これほど立派な墓穴を掘ってもらえたのはハッピーが初めてです。もうすぐ生後14年目に入りますが、長生きしてほしい、と思います。
このおまじないは、伊藤忠を辞めた34年前からに始めています。辞表を受理してもらうのに11カ月以上かかってしまい、いろいろなことを考えたおです。
依願退社は退職金を満額くれません。その300万円を3等分し、その1つで墓地を買い、もう1つで井戸を掘りました。
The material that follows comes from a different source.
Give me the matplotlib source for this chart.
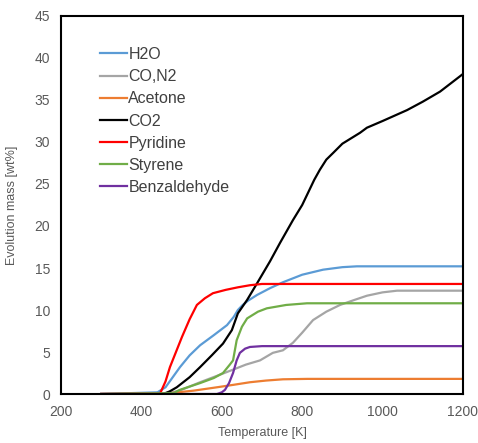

それは体が弱いと思い込んでいた両親のためで、今「買っておかなければ」あるいは「水を確保しなければ」と考えたものです。
妻は逆に、「いざという時はここで会えるのですね」と私の身を(いつ旅先からいつ訃報が届かないとも限らないと)思っていたようです。ハイジャックの多い頃でしたし、電話もつながり時代でした。40日で欧米の20前後もの都市を駆け巡る出張さえ毎年していました。
それが良かったのか、「いつ死ぬかわからない」と心配していた両親は「なんと!」、共に享年93歳まで生きました。転勤はもとより「海外駐在や留学も断って来たのに」と思いました。
おかげで私もまだ生きています。いろんな方に縁をもらって、幸せに生きています。それもこれも、墓地や、墓の用意や、死を覚悟しておくことがよいのでは、といつしか考えるようになっていたのです。
そのころから、死期が近づいたと思う愛犬の墓穴を前もって用意するようになっています。まともに歩けなくなったハッピーですが、ジンクスに従って、長生きしてほしい。
木曜日に、折に触れてハッピーの姿を追いましたが、鎖を解いてやって「よかった!」と思いました。何を頼りにしているのかはわかりませんが、目が見えないのでおぼつかない足取りなのに、それぞれ(日当たりや風などの様子から見て)適切な場所を探り当てて移動しており、その感受性に感心させられます。